Figure scripts:
# # # #
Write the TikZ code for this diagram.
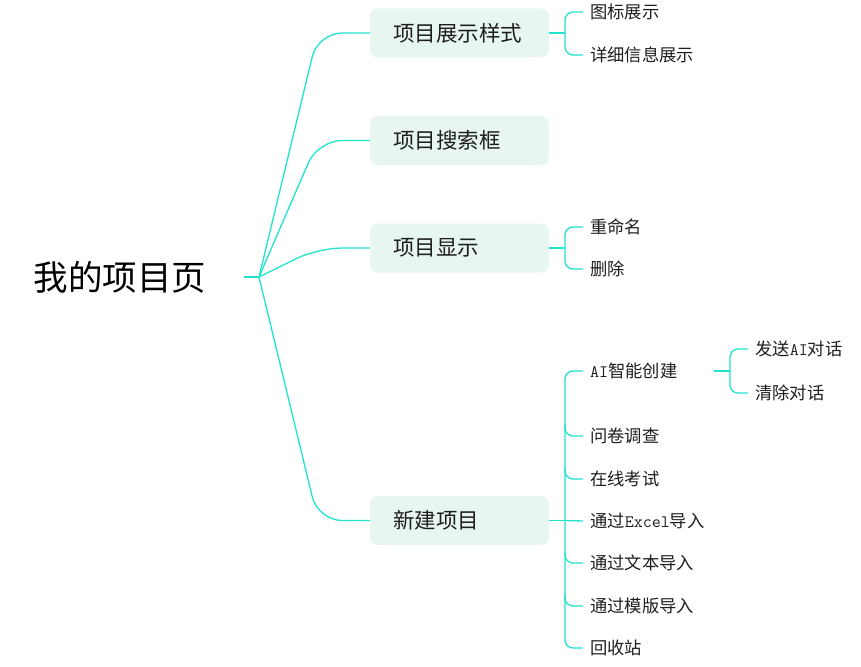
\documentclass[tikz,border=0pt]{standalone}
\usepackage{fontspec}
\setmainfont{Noto Sans CJK SC}
\definecolor{linec}{RGB}{32,228,205}
\definecolor{boxc}{RGB}{232,246,240}
\definecolor{txtc}{RGB}{30,30,30}
\newcommand{\ml}[1]{{\ttfamily\fontsize{17.5}{18}\selectfont #1}}
\tikzset{
  conn/.style={draw=linec, line width=1.3pt},
  l1box/.style={fill=boxc, rounded corners=8pt, minimum height=49pt, text width=133pt,
     inner xsep=23pt, inner ysep=0pt, align=left, text=txtc,
     font=\fontsize{21.5}{23}\selectfont},
  l2txt/.style={anchor=west, inner sep=0pt, text=txtc, font=\fontsize{17.3}{19}\selectfont},
  roottxt/.style={inner sep=0pt, text=black, font=\fontsize{34.5}{38}\selectfont}
}
\begin{document}
\begin{tikzpicture}[x=1pt,y=-1pt]
\useasboundingbox (0,0) rectangle (861,666);
% root
\node[roottxt] (root) at (120,277) {我的项目页};
\coordinate (rootL) at (244,277);
\coordinate (rootR) at (259,277);
\draw[conn] (rootL) -- (rootR);
% level 1
\node[l1box] (b1) at (459.5,33) {项目展示样式};
\node[l1box] (b2) at (459.5,140.5) {项目搜索框};
\node[l1box] (b3) at (459.5,248) {项目显示};
\node[l1box] (b4) at (459.5,520.5) {新建项目};
\foreach \b in {b1,b2,b3,b4}{
  \draw[conn, rounded corners=24pt] (rootR) -- (318,0 |- \b.west) -- (\b.west);
}
% level 2 of b1
\node[l2txt] (s11) at (590,12) {图标展示};
\node[l2txt] (s12) at (590,55) {详细信息展示};
\coordinate (j1) at (565,33);
\draw[conn] (b1.east) -- (j1);
\draw[conn, rounded corners=8pt] ([xshift=-7pt]s11.west) -| (j1) |- ([xshift=-7pt]s12.west);
% level 2 of b3
\node[l2txt] (s31) at (590,227) {重命名};
\node[l2txt] (s32) at (590,269) {删除};
\coordinate (j3) at (565,248);
\draw[conn] (b3.east) -- (j3);
\draw[conn, rounded corners=8pt] ([xshift=-7pt]s31.west) -| (j3) |- ([xshift=-7pt]s32.west);
% level 2 of b4
\node[l2txt] (s41) at (590,371) {\ml{AI}智能创建};
\node[l2txt] (s42) at (590,436) {问卷调查};
\node[l2txt] (s43) at (590,479) {在线考试};
\node[l2txt] (s44) at (590,521) {通过\ml{Excel}导入};
\node[l2txt] (s45) at (590,563) {通过文本导入};
\node[l2txt] (s46) at (590,606) {通过模版导入};
\node[l2txt] (s47) at (590,648) {回收站};
\coordinate (j4) at (565,520.5);
\draw[conn] (b4.east) -- (j4);
\draw[conn] (j4) -- ([xshift=-7pt]s44.west);
\draw[conn, rounded corners=8pt] ([xshift=-7pt]s41.west) -| (j4) |- ([xshift=-7pt]s47.west);
\foreach \s in {s42,s43,s45,s46}{
  \draw[conn, rounded corners=8pt] (565,0 |- \s.west) ++(0,-12) |- ([xshift=-7pt]\s.west);
}
% level 3 of AI
\node[l2txt] (t1) at (755,349) {发送\ml{AI}对话};
\node[l2txt] (t2) at (755,393) {清除对话};
\coordinate (ja0) at (714,371);
\coordinate (ja) at (730,371);
\draw[conn] (ja0) -- (ja);
\draw[conn, rounded corners=8pt] ([xshift=-7pt]t1.west) -| (ja) |- ([xshift=-7pt]t2.west);
\end{tikzpicture}
\end{document}
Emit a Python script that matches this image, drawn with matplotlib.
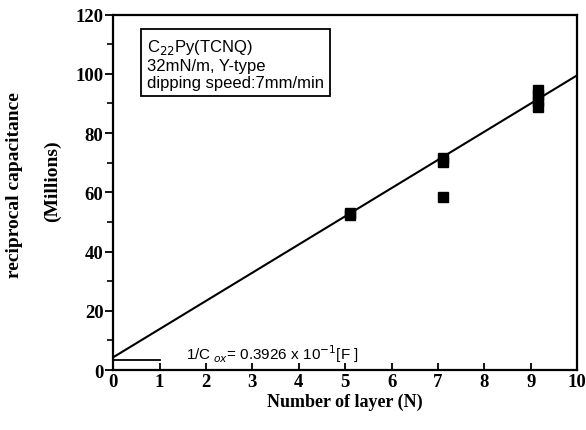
# # # #
| Goal |
Skipping the pictures, transcribe each line above exactly as it appears.

| Completed task |
Write the TikZ code for this diagram.
\documentclass[tikz,border=0pt]{standalone}
\usepackage{fontspec}
\setmainfont{Noto Sans CJK SC}
\definecolor{linec}{RGB}{32,228,205}
\definecolor{boxc}{RGB}{232,246,240}
\definecolor{txtc}{RGB}{30,30,30}
\newcommand{\ml}[1]{{\ttfamily\fontsize{17.5}{18}\selectfont #1}}
\tikzset{
  conn/.style={draw=linec, line width=1.3pt},
  l1box/.style={fill=boxc, rounded corners=8pt, minimum height=49pt, text width=133pt,
     inner xsep=23pt, inner ysep=0pt, align=left, text=txtc,
     font=\fontsize{21.5}{23}\selectfont},
  l2txt/.style={anchor=west, inner sep=0pt, text=txtc, font=\fontsize{17.3}{19}\selectfont},
  roottxt/.style={inner sep=0pt, text=black, font=\fontsize{34.5}{38}\selectfont}
}
\begin{document}
\begin{tikzpicture}[x=1pt,y=-1pt]
\useasboundingbox (0,0) rectangle (861,666);
% root
\node[roottxt] (root) at (120,277) {我的项目页};
\coordinate (rootL) at (244,277);
\coordinate (rootR) at (259,277);
\draw[conn] (rootL) -- (rootR);
% level 1
\node[l1box] (b1) at (459.5,33) {项目展示样式};
\node[l1box] (b2) at (459.5,140.5) {项目搜索框};
\node[l1box] (b3) at (459.5,248) {项目显示};
\node[l1box] (b4) at (459.5,520.5) {新建项目};
\foreach \b in {b1,b2,b3,b4}{
  \draw[conn, rounded corners=24pt] (rootR) -- (318,0 |- \b.west) -- (\b.west);
}
% level 2 of b1
\node[l2txt] (s11) at (590,12) {图标展示};
\node[l2txt] (s12) at (590,55) {详细信息展示};
\coordinate (j1) at (565,33);
\draw[conn] (b1.east) -- (j1);
\draw[conn, rounded corners=8pt] ([xshift=-7pt]s11.west) -| (j1) |- ([xshift=-7pt]s12.west);
% level 2 of b3
\node[l2txt] (s31) at (590,227) {重命名};
\node[l2txt] (s32) at (590,269) {删除};
\coordinate (j3) at (565,248);
\draw[conn] (b3.east) -- (j3);
\draw[conn, rounded corners=8pt] ([xshift=-7pt]s31.west) -| (j3) |- ([xshift=-7pt]s32.west);
% level 2 of b4
\node[l2txt] (s41) at (590,371) {\ml{AI}智能创建};
\node[l2txt] (s42) at (590,436) {问卷调查};
\node[l2txt] (s43) at (590,479) {在线考试};
\node[l2txt] (s44) at (590,521) {通过\ml{Excel}导入};
\node[l2txt] (s45) at (590,563) {通过文本导入};
\node[l2txt] (s46) at (590,606) {通过模版导入};
\node[l2txt] (s47) at (590,648) {回收站};
\coordinate (j4) at (565,520.5);
\draw[conn] (b4.east) -- (j4);
\draw[conn] (j4) -- ([xshift=-7pt]s44.west);
\draw[conn, rounded corners=8pt] ([xshift=-7pt]s41.west) -| (j4) |- ([xshift=-7pt]s47.west);
\foreach \s in {s42,s43,s45,s46}{
  \draw[conn, rounded corners=8pt] (565,0 |- \s.west) ++(0,-12) |- ([xshift=-7pt]\s.west);
}
% level 3 of AI
\node[l2txt] (t1) at (755,349) {发送\ml{AI}对话};
\node[l2txt] (t2) at (755,393) {清除对话};
\coordinate (ja0) at (714,371);
\coordinate (ja) at (730,371);
\draw[conn] (ja0) -- (ja);
\draw[conn, rounded corners=8pt] ([xshift=-7pt]t1.west) -| (ja) |- ([xshift=-7pt]t2.west);
\end{tikzpicture}
\end{document}
Emit a Python script that matches this image, drawn with matplotlib.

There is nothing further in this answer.